Charles Schwab is about to open the floodgates on crypto trading, and if you think this is just another brokerage adding Bitcoin, you're missing the bigger picture.
The Westlake, Texas-based firm confirmed it's launching spot Bitcoin and Ethereum trading in the first half of 2026 through a new Schwab Crypto account via Charles Schwab Premier Bank. That's $11.9 trillion in client assets and 46 million customers who'll soon be able to buy crypto alongside their index funds and retirement accounts—no separate exchange needed.
Here's what matters: Schwab isn't positioning crypto as some speculative side bet. They're integrating it into the core platform where people manage their entire financial lives. You'll be able to check your 401(k), rebalance your portfolio, and buy Bitcoin in the same dashboard. That's a very different proposition than downloading Coinbase or opening a Robinhood account.
Morgan Stanley is doing the exact same thing through E*TRADE, planning to add BTC, ETH, and SOL. CEO Rick Wurster said roughly one-third of new Schwab retail accounts now come from customers under 28, and that demographic is driving the demand. Translation: the next generation of investors expects crypto to be part of the menu, not a separate restaurant.

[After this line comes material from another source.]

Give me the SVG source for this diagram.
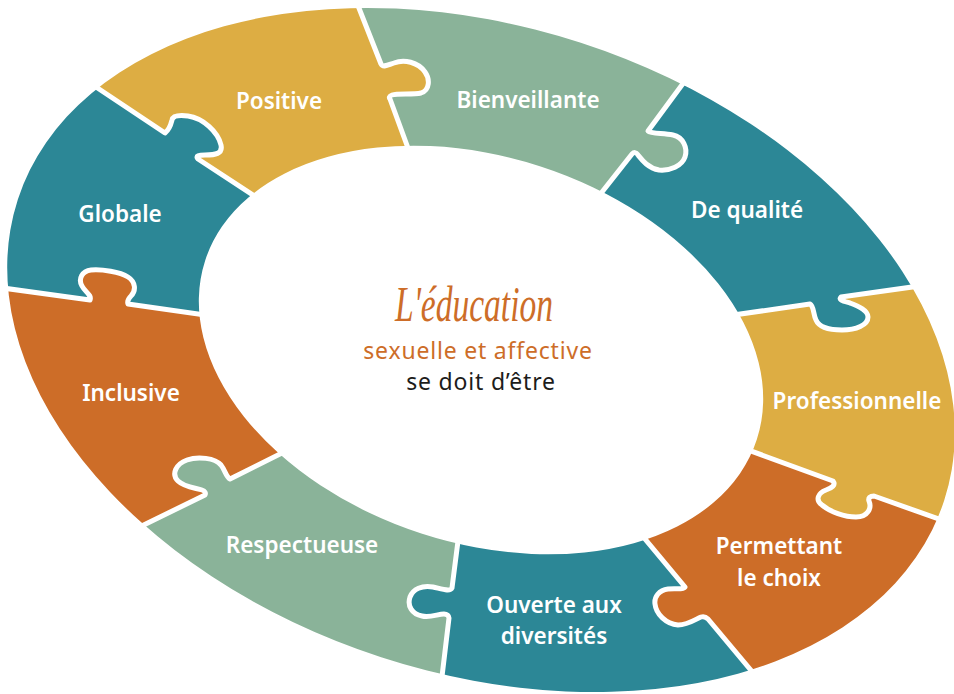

So does this hurt Coinbase and Robinhood? Maybe. Or maybe it just legitimizes the asset class and expands the pie. Schwab's average client isn't a 22-year-old day trader—they're savers, long-term investors, people who've been sitting on the sidelines because crypto felt too sketchy or complicated. If even a small percentage of those 46 million customers allocate 2-5% of their portfolio to crypto, that's a massive inflow.
The counterargument: Schwab's client base skews older and more conservative. These aren't the folks who'll YOLO into dog-themed tokens. But that's exactly the point. This is about bringing crypto to the people who have the money but not the risk appetite to venture onto standalone exchanges.
One thing's for sure: when the biggest names in traditional finance start treating crypto like just another asset class—sitting next to stocks, bonds, and ETFs—that's a structural shift. Whether you think that's good or bad depends on what you wanted crypto to be. But for retail investors, more access and integration usually beats fragmentation.